Der VEB Motorradwerk Zschopau verfügte 1976 über eine eigene Galvanik-Abteilung. Die Abwässer dieser Abteilung flossen in einem eigenen Sammler bis zu einem "Entgiftungsbecken" im unteren Hof des Werkes. Dort wurden (u.a.) Cyanide mit Chlorlauge entgiftet. Das Abwasser dieses Beckens floss in die Zschopau.

1976 passierte es, dass der komplette Inhalt dieses Beckens durch ein Versehen ungeklärt in die Zschopau gelangte. Von der Menge der Cyanide im Abwasser macht man sich eine Vorstellung aus der Tatsache, dass durch diesen Unfall die Fische zwischen Zschopau und Mittweida starben. "Tonnenweise", sagte mir ein Feuerwehrmann, der in der gleichen Abteilung arbeitete, "haben wir tote Fische rausgeholt."

Was damals als Umweltkatastrophe diskutiert wurde, war jedoch nur ein Teil der Wahrheit. Das Cyan war zwar tödlich gewesen, aber relativ schnell wieder abgebaut, da es durch Luftsauerstoff oxidierte. Viel schwerwiegender war aber wohl der Eintrag des Schwermetalles Chrom in den Fluss. Zwar sollte Chrom im Entgiftungsbecken ausgefällt werden, doch wurde der DDR-Grenzwert für Chrom im Abwasser zwischen 1980 und 1983 permanent um das bis zu 50-fache überschritten. Da Chrom nicht auf natürlichem Weg verschwindet, dürfte der Grund der Zschopau unterhalb des Motorradwerkes auf Jahre merklich Chrom enthalten haben.

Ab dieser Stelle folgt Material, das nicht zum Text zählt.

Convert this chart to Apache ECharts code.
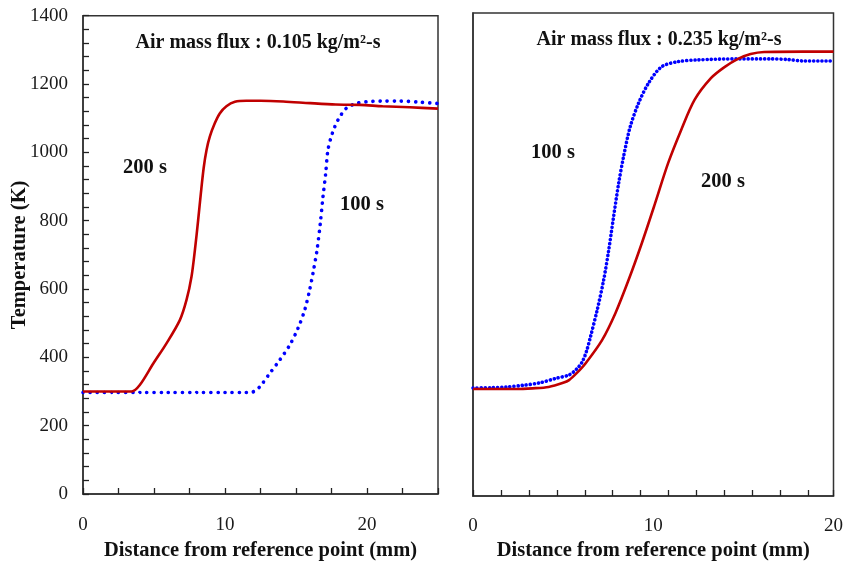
<!DOCTYPE html>
<html><head><meta charset="utf-8">
<script src="https://cdn.jsdelivr.net/npm/echarts@6/dist/echarts.min.js"></script>
<style>html,body{margin:0;padding:0;background:#fff}#c{width:846px;height:566px}</style>
</head><body><div id="c"></div>
<script>
// Left panel: air mass flux 0.105 kg/m2-s  [distance mm, temperature K]
const left200s = [[0,300],[1.5,300],[3,300],[3.42,300],[4.0,319],[4.95,382],[5.88,441],[6.82,509],[7.29,568],[7.64,636],[7.88,714],[8.11,802],[8.3,880],[8.5,955],[8.7,1007],[8.93,1046],[9.28,1085],[9.63,1114],[10.1,1135],[10.7,1148],[11.5,1151],[12.5,1151],[14.1,1149],[16,1144],[17.8,1140],[19.5,1139],[21.1,1135],[23,1132],[25,1128]];
const left100s = [[0,297],[2,297],[4,297],[6,297],[8,297],[10,297],[11.5,297],[11.98,299],[12.45,314],[13.15,353],[13.85,392],[14.56,436],[15.14,485],[15.61,538],[15.96,597],[16.24,656],[16.48,714],[16.71,792],[16.9,870],[17.09,938],[17.25,1007],[17.56,1056],[17.96,1095],[18.54,1129],[19.25,1143],[19.95,1148],[21,1150],[22.3,1150],[23.7,1147],[25,1143]];
// Right panel: air mass flux 0.235 kg/m2-s
const right100s = [[0,313],[1,314],[1.85,316],[2.8,321],[3.7,328],[4.6,341],[5.33,351],[5.75,368],[6.06,389],[6.3,420],[6.52,462],[6.89,539],[7.25,626],[7.53,713],[7.8,810],[8.08,906],[8.35,983],[8.72,1070],[9.18,1138],[9.73,1196],[10.46,1244],[11.37,1259],[12.47,1264],[14.7,1267],[16.5,1267],[17.5,1265],[18.3,1261],[20,1261]];
const right200s = [[0,310],[1,310],[2.4,310],[3.3,312],[4.2,316],[5.0,328],[5.33,336],[5.75,356],[6.25,385],[7.16,452],[7.9,530],[8.63,626],[9.36,732],[10.1,848],[10.82,964],[11.55,1061],[12.29,1148],[13.2,1211],[13.95,1243],[14.7,1267],[15.4,1281],[16.15,1287],[18.3,1288],[20,1288]];
const yTicks = [0,200,400,600,800,1000,1200,1400];
const xLabelsLeft = [0,10,20];
const xLabelsRight = [0,10,20];
const panelTitles = ['Air mass flux : 0.105 kg/m\u00B2-s','Air mass flux : 0.235 kg/m\u00B2-s'];
const curveLabels = ['200 s','100 s'];
const xName = 'Distance from reference point (mm)';
const yName = 'Temperature (K)';

const FONT = 'Liberation Serif';
const RED = '#c00000', BLUE = '#0000ff';
const chart = echarts.init(document.getElementById('c'));
const tickStyle = {show:true, inside:true, length:6, lineStyle:{color:'#222', width:1.3}};
const lbl = {fontFamily:FONT, fontSize:19, color:'#1a1a1a'};
const nameStyle = {fontFamily:FONT, fontSize:20.5, fontWeight:'bold', color:'#111'};
const SM = 0.3;
function txt(t, x, y, size) {
  return {type:'text', z:10, style:{text:t, x:x, y:y, align:'center', verticalAlign:'middle',
    fontFamily:FONT, fontWeight:'bold', fontSize:size, fill:'#111'}};
}

chart.setOption({
  animation:false,
  grid:[
    {left:83, top:15.7, right:408, bottom:72, show:true, borderColor:'#333', borderWidth:1.5, z:0},
    {left:473, top:13, right:9, bottom:70, show:true, borderColor:'#333', borderWidth:1.5, z:0}
  ],
  xAxis:[
    {type:'value', gridIndex:0, min:0, max:25, interval:2.5, splitLine:{show:false},
     axisLine:{show:true, lineStyle:{color:'#333', width:1.5}}, axisTick:tickStyle,
     axisLabel:Object.assign({margin:22, formatter:v => xLabelsLeft.includes(v) ? String(v) : ''}, lbl),
     name:xName, nameLocation:'middle', nameGap:46, nameMoveOverlap:false, nameTextStyle:nameStyle},
    {type:'value', gridIndex:1, min:0, max:20, interval:10, splitLine:{show:false},
     axisLine:{show:true, lineStyle:{color:'#333', width:1.5}}, axisTick:{show:false},
     axisLabel:Object.assign({margin:21, formatter:v => xLabelsRight.includes(v) ? String(v) : ''}, lbl),
     name:xName, nameLocation:'middle', nameGap:44, nameMoveOverlap:false, nameTextStyle:nameStyle},
    {type:'value', gridIndex:1, min:0, max:20, interval:1.55, position:'bottom', splitLine:{show:false},
     axisLine:{show:false}, axisTick:tickStyle, axisLabel:{show:false}}
  ],
  yAxis:[
    {type:'value', gridIndex:0, min:0, max:1400, interval:200, splitLine:{show:false},
     axisLine:{show:true, lineStyle:{color:'#333', width:1.5}}, axisTick:tickStyle,
     minorTick:{show:true, splitNumber:5, length:6, lineStyle:{color:'#222', width:1.3}},
     axisLabel:Object.assign({margin:15, formatter:v => yTicks.includes(v) ? String(v) : ''}, lbl),
     name:yName, nameLocation:'middle', nameGap:53, nameMoveOverlap:false, nameTextStyle:nameStyle},
    {type:'value', gridIndex:1, min:0, max:1400, interval:200, splitLine:{show:false},
     axisLine:{show:true, lineStyle:{color:'#333', width:1.5}}, axisTick:{show:false}, axisLabel:{show:false}}
  ],
  series:[
    {type:'line', xAxisIndex:0, yAxisIndex:0, data:left200s, showSymbol:false, smooth:SM,
     lineStyle:{color:RED, width:2.6}, z:3},
    {type:'line', xAxisIndex:0, yAxisIndex:0, data:left100s, showSymbol:false, smooth:SM,
     lineStyle:{color:BLUE, width:3.6, type:[0.1,7], cap:'round'}, z:2},
    {type:'line', xAxisIndex:1, yAxisIndex:1, data:right200s, showSymbol:false, smooth:SM,
     lineStyle:{color:RED, width:2.6}, z:3},
    {type:'line', xAxisIndex:1, yAxisIndex:1, data:right100s, showSymbol:false, smooth:SM,
     lineStyle:{color:BLUE, width:3.6, type:[0.1,4], cap:'round'}, z:2}
  ],
  graphic:[
    txt(panelTitles[0], 258, 43, 20),
    txt(panelTitles[1], 659, 40, 20),
    txt(curveLabels[0], 145, 168, 20.5),
    txt(curveLabels[1], 362, 205, 20.5),
    txt(curveLabels[1], 553, 153, 20.5),
    txt(curveLabels[0], 723, 182, 20.5)
  ]
});
</script></body></html>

Generell ist zu sagen, dass man aus heutiger Sicht damals SEHR lässig mit Giften im Motorradwerk umging. Der Autor war beispielsweise Zeuge des folgenden Vorfalles: Ein Gabelstapler fuhr auf seiner Gabel ein Fass Natriumcyanid die Werksstraße hinunter (Ein deutlicher Aufkleber war am Fass!). Der Fahrer hatte beim Aufladen das Fass veletzt, so dass eine weiße Cyanspur vom Lagerort bis in die Härterei verlief. Ehe der Autor jemanden alarmieren konnte, setzte feiner Regen ein und spülte die hochgiftige Substanz in die Kanalisation. - Noch ein Beispiel: Durch seine Arbeit als Energetiker bedingt, vermaß der Autor damals die Abluftströme aus den Abzügen über den Abteilungen. Seine erfahrenen Kollegen warnten ihn ausdrücklich vor den Abluftrohren über Härterei und Galvanik: "Dort kommt soviel Blausäure raus, dass du in fünf Minuten tot bist."